What It Is
It's a well-known fact that Doug Dubach has played an integral part in developing the all-new 2010 Yamaha YZ450F. His experience with the bike's R&D has gone a long way towards producing a good exhaust system. The space limitations of the "tornado" style exhaust header have given a lot of exhaust companies headaches, but DRD has found a way to produce more power. Built out of titanium, the header features a resonance chamber mounted in the middle of the tornado, while the muffler can is made from carbon fiber with a magnesium end cap. All told, this is one lightweight system that doesn't just look pretty.

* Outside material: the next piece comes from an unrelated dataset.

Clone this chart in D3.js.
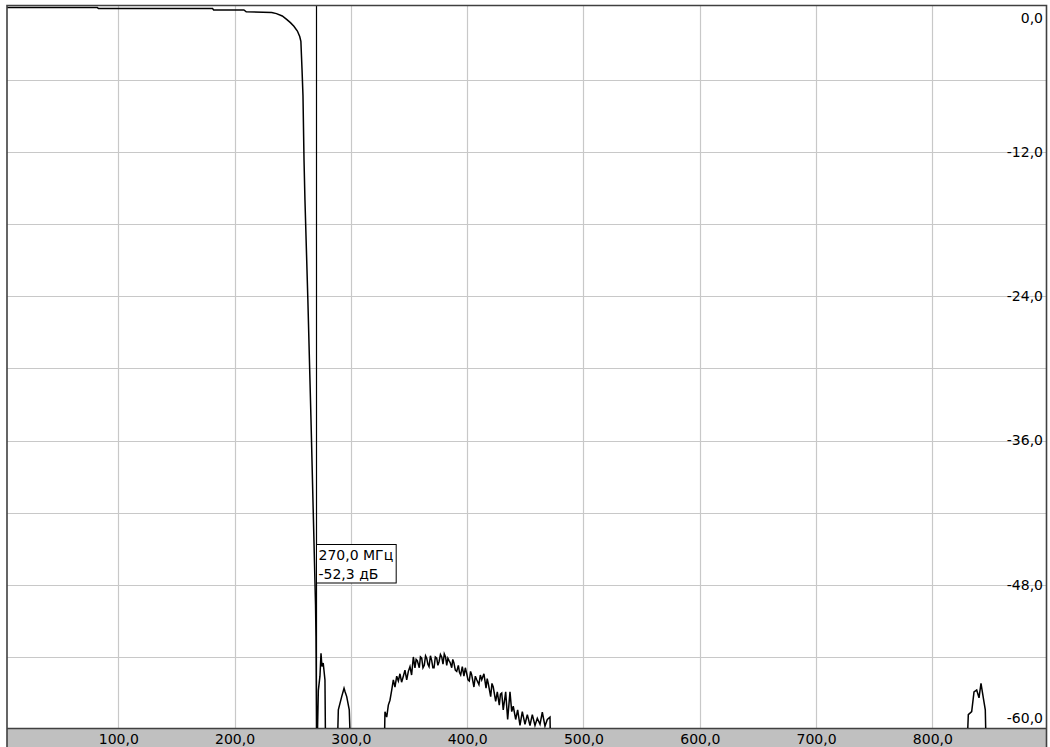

Fitment is excellent, as the entire system mounted right up to our YZ450F test bike. Out on the track, the power gains were noticeable. The DRD system added slightly to the low-end power, while simultaneously increasing the top-end power. When I first rode the YZ450F, my biggest complaint was the lack of top-end over-rev. The stock bike just seemed to stop pulling up top. The DRD system alleviated that gripe, making the YZF more fun to ride, as there was plenty of power down long straights, and off fast jumps it could be revved out further while still pulling strong. Down low, the bike still barked, digging for traction at the initial crack of the throttle. In a sense, the DRD system gave the bike a more usable power characteristic by broadening the power delivery over the entire rpm curve.
I had some trouble removing the system when the muffler and header galled together. Titanium tends to do this, though, so be aware when purchasing any titanium system.
I came away from this test very impressed with the power gains of the DRD system. With the nature of the tornado header on the new YZF, gaining more power out of the bike is difficult, but DRD has managed to accomplish just that.